Further spooking investors, Bloomberg reported that Trump is scheduled to make a statement on trade with the European Union at 1745 GMT on Friday.

The technology index, which includes chipmakers that rely heavily on China for their revenue, dropped 3.7 per cent. Shares of Siltronic, Infineon, STMicro and ASML dropped 4.8 per cent to 6.3 per cent.

Shares of basic resources companies fell the most among European sectors with a 4.6 per cent drop.

Most of Europe’s main markets were set for their worst week since May, when a sudden breakdown in trade talks between China and the United States hammered markets.

A rally since then had been fuelled by hopes that major central banks would adopt looser monetary policy to offset the trade war’s impact on growth, but the European Central Bank and the US Federal Reserve both disappointed investors last month with stances that were more cautious than expected.

However, a spike in trade tensions again pushed money markets to bet the Fed and the ECB will cut rates next month.

North America

Wall Street has extended its sell-off on renewed trade fears as the benchmark S&P 500 index and Nasdaq saw their worst weekly percentage plunges since December, when investors were spooked by the prospect of a looming recession.

The blue chip Dow and the S&P 500 on Friday hit their lowest levels since late June with S&P 500 and the Nasdaq registering their fifth consecutive days of losses.

US 10-year Treasury yields saw their steepest weekly decline in over seven years.

The sell-off wrapped up a tumultuous week, which saw the US Federal Reserve cut interest rates for the first time since 2008 and a renewal of trade war fears following a tweet by US President Donald Trump announcing plans to impose additional tariffs on $US300 billion ($442 billion) of Chinese imports on 1 September.

A report from the Labor Department on Friday showed that nonfarm payrolls increased by 164,000 jobs last month, in line with economists' expectations.

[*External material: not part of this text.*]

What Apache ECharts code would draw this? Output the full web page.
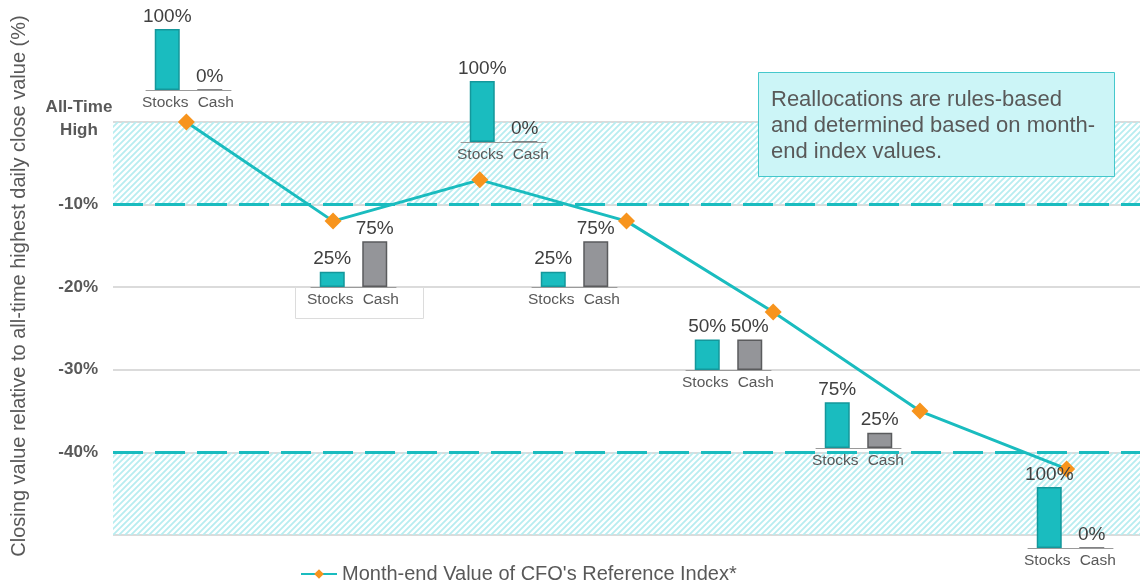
<!DOCTYPE html>
<html>
<head>
<meta charset="utf-8">
<script src="https://cdn.jsdelivr.net/npm/echarts@6/dist/echarts.min.js"></script>
<style>html,body{margin:0;padding:0;background:#fff}#c{width:1140px;height:586px}</style>
</head>
<body>
<div id="c"></div>
<script>
// ---- data ----
const months = ['M1','M2','M3','M4','M5','M6','M7'];
const indexValues = [0, -12, -7, -12, -23, -35, -42];
const allocCategories = ['Stocks', 'Cash'];
const stocksAlloc = [100, 25, 100, 25, 50, 75, 100];
const cashAlloc = [0, 75, 0, 75, 50, 25, 0];
const thresholds = [-10, -40];
const topLabel = 'All-Time\nHigh';
const seriesName = "Month-end Value of CFO's Reference Index*";
const yAxisTitle = 'Closing value relative to all-time highest daily close value (%)';
const noteText = 'Reallocations are rules-based\nand determined based on month-\nend index values.';

// ---- layout (positions of the small allocation charts: left x, baseline y) ----
const miniPos = [[146,90],[311,287],[461,142],[532,287],[686,370],[816,448],[1028,548]];
const MINI_W = 85, MINI_H = 61;

const TEAL = '#1ABCBF', TEAL_D = '#14979B', GRAY = '#949599', GRAY_D = '#5A5B5D', TXT = '#595959';
const FONT = 'Liberation Sans, Arial, sans-serif';

// hatch pattern (transparent background)
const pc = document.createElement('canvas');
pc.width = 6; pc.height = 6;
const g = pc.getContext('2d');
g.strokeStyle = '#b8edf0'; g.lineWidth = 1.8;
g.beginPath();
g.moveTo(-1,7); g.lineTo(7,-1);
g.moveTo(-1,1); g.lineTo(1,-1);
g.moveTo(5,7); g.lineTo(7,5);
g.stroke();
const hatch = {image: pc, repeat: 'repeat'};

const grids = [{left: 113, top: 122, width: 1037, height: 413}];
const xAxes = [{
  gridIndex: 0, type: 'category', data: months, boundaryGap: true,
  axisLine: {show: false}, axisTick: {show: false}, axisLabel: {show: false}, splitLine: {show: false}
}];
const yAxes = [{
  gridIndex: 0, type: 'value', min: -50, max: 0, interval: 10,
  axisLine: {show: false}, axisTick: {show: false},
  axisLabel: {
    margin: 15, color: TXT, fontWeight: 'bold', fontSize: 17, fontFamily: FONT,
    formatter: v => (v === 0 || v === -50) ? '' : v + '%'
  },
  splitLine: {lineStyle: {color: '#cfcfcf', width: 1.5}}
}];
const series = [{
  name: seriesName, type: 'line', xAxisIndex: 0, yAxisIndex: 0, data: indexValues,
  z: 10,
  lineStyle: {color: TEAL, width: 3},
  itemStyle: {color: '#F7941D'},
  symbol: 'diamond', symbolSize: 17,
  markArea: {
    silent: true,
    itemStyle: {color: hatch},
    data: [[{yAxis: 0}, {yAxis: thresholds[0]}], [{yAxis: thresholds[1]}, {yAxis: -50}]]
  },
  markLine: {
    silent: true, symbol: 'none', label: {show: false},
    lineStyle: {color: TEAL, width: 3, type: [30, 12]},
    data: thresholds.map(t => ({yAxis: t}))
  }
}];

miniPos.forEach((p, i) => {
  const gi = i + 1;
  grids.push({left: p[0], top: p[1] - MINI_H, width: MINI_W, height: MINI_H});
  xAxes.push({
    gridIndex: gi, type: 'category', data: allocCategories, z: 50,
    axisLine: {lineStyle: {color: '#9a9a9a', width: 1}}, axisTick: {show: false},
    axisLabel: {
      margin: 5, interval: 0, hideOverlap: false,
      formatter: (v, k) => k === 0 ? '{s|' + v + '}' : '{c|' + v + '}',
      rich: {
        s: {color: TXT, fontSize: 15.5, fontFamily: FONT, padding: [0, 4, 0, 0]},
        c: {color: TXT, fontSize: 15.5, fontFamily: FONT, padding: [0, 0, 0, 12]}
      }
    }
  });
  yAxes.push({gridIndex: gi, type: 'value', min: 0, max: 100, show: false, splitLine: {show: false}});
  series.push({
    type: 'bar', xAxisIndex: gi, yAxisIndex: gi, barWidth: 25, z: 20,
    data: [stocksAlloc[i], cashAlloc[i]].map((v, k) => ({
      value: v,
      itemStyle: {color: k === 0 ? TEAL : GRAY, borderColor: k === 0 ? TEAL_D : GRAY_D, borderWidth: 1.5}
    })),
    label: {show: true, position: 'top', distance: 3, formatter: '{c}%', color: '#404040', fontSize: 19, fontFamily: FONT}
  });
});

const chart = echarts.init(document.getElementById('c'), null, {renderer: 'canvas'});
chart.setOption({
  animation: false,
  textStyle: {fontFamily: FONT},
  grid: grids, xAxis: xAxes, yAxis: yAxes, series: series,
  legend: {
    data: [seriesName], left: 295, bottom: -3, itemWidth: 36, itemHeight: 12, itemGap: 4,
    textStyle: {color: TXT, fontSize: 20, fontFamily: FONT}
  },
  graphic: [
    {type: 'text', rotation: Math.PI / 2, z: 20,
     x: 19, y: 286, style: {text: yAxisTitle, fill: TXT, font: '20px ' + FONT, textAlign: 'center', textVerticalAlign: 'middle'}},
    {type: 'text', z: 20, x: 79, y: 119,
     style: {text: topLabel, fill: TXT, font: 'bold 17px ' + FONT, lineHeight: 23, textAlign: 'center', textVerticalAlign: 'middle'}},
    {type: 'rect', z: 1, shape: {x: 295.5, y: 287.5, width: 128, height: 31},
     style: {fill: 'rgba(255,255,255,0)', stroke: '#dcdcdc', lineWidth: 1}},
    {type: 'rect', z: 30, shape: {x: 758.5, y: 72.5, width: 356, height: 104},
     style: {fill: '#CCF5F7', stroke: '#45C8CC', lineWidth: 1}},
    {type: 'text', z: 31, x: 771, y: 87,
     style: {text: noteText, fill: TXT, font: '22px ' + FONT, lineHeight: 26}}
  ]
});
</script>
</body>
</html>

The Dow Jones Industrial Average on Friday fell 98.41 points, or 0.37 per cent, to 26,485.01; the S&P 500 lost 21.51 points, or 0.73 per cent, to 2,932.05; and the Nasdaq Composite dropped 107.05 points, or 1.32 per cent, to 8,004.07.

Of the 11 major sectors in the S&P 500, eight closed in the red.

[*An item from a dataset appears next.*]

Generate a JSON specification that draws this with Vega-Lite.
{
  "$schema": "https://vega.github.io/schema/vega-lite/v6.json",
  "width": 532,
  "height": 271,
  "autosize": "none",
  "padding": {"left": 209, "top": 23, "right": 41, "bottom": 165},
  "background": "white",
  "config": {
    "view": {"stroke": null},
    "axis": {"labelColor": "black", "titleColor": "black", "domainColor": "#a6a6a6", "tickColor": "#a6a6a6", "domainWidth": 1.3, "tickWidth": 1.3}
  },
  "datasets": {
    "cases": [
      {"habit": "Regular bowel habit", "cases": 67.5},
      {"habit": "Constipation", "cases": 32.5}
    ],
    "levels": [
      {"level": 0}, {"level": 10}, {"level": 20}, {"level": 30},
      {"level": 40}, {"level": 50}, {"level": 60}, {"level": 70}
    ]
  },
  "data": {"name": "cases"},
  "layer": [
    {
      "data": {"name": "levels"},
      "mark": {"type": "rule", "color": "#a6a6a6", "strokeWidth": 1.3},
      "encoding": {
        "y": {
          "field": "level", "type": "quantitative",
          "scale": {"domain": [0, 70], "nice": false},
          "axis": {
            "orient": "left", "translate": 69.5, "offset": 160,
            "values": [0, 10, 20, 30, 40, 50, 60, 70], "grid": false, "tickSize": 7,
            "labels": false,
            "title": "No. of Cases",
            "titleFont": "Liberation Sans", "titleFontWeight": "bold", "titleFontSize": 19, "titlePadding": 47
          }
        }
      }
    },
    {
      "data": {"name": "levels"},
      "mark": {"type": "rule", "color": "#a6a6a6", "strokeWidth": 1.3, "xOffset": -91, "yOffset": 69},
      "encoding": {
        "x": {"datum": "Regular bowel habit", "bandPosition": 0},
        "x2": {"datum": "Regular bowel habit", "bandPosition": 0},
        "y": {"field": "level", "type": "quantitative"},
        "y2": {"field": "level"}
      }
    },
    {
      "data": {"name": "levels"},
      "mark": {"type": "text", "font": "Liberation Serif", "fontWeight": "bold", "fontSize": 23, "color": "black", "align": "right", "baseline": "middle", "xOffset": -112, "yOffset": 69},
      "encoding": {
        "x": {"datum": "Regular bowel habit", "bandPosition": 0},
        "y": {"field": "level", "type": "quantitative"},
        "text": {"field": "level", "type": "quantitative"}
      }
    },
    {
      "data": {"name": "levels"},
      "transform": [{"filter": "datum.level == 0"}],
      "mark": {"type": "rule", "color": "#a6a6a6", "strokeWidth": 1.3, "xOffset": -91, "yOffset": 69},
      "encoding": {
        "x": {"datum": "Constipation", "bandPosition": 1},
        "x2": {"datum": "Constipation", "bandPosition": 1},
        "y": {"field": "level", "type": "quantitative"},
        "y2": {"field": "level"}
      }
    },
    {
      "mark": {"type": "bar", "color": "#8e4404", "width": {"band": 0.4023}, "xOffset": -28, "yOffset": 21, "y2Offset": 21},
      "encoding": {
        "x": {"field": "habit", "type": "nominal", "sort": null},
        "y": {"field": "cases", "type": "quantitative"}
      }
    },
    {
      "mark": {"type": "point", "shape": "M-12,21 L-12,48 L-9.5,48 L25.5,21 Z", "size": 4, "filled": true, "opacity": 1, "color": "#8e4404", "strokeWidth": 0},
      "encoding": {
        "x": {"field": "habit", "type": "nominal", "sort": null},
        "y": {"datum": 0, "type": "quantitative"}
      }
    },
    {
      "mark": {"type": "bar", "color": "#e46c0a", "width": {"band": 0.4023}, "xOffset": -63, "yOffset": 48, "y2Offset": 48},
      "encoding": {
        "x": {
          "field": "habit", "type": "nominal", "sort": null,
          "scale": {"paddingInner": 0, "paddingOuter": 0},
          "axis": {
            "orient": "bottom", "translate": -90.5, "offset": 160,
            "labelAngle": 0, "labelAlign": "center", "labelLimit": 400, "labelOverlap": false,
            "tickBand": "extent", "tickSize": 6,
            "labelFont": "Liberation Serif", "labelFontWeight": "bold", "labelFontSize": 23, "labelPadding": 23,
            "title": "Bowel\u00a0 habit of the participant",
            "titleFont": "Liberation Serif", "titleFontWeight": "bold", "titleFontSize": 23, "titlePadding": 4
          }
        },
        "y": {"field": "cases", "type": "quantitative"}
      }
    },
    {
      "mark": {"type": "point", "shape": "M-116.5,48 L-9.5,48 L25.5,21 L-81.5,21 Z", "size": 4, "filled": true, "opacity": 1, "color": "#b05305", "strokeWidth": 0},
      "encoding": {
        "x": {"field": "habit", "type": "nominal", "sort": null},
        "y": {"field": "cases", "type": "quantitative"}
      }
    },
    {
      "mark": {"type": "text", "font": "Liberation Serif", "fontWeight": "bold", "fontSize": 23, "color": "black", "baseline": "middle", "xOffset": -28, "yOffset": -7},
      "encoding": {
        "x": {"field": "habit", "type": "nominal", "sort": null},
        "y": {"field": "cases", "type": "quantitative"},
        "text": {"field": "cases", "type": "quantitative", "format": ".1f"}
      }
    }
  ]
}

Technology companies, which get a sizeable portion of their revenue from China, were the hardest hit, falling 1.7 per cent. This sector was weighed by iPhone-maker Apple and chipmakers.

The Philadelphia Semiconductor index slipped 1.6 per cent while shares of Apple fell 2.1 per cent.

The second-quarter earnings season passed its halfway mark, with 380 of the companies in the S&P 500 having reported. Of those, 73.9 per cent have beaten analyst expectations.

New tariff threats dragged oil prices lower for the week, as Exxon Mobil and Chevron reported quarterly results.

Exxon topped analyst expectations but fell year-on-year, while Chevron's earnings rose 26 per cent, in line with forecasts.

Sprint shares dropped 5.8 per cent even after reporting fewer-than-expected phone subscriber losses in the quarter.

Restaurant Brands International jumped 6.1 per cent after quarterly profits topped expectations.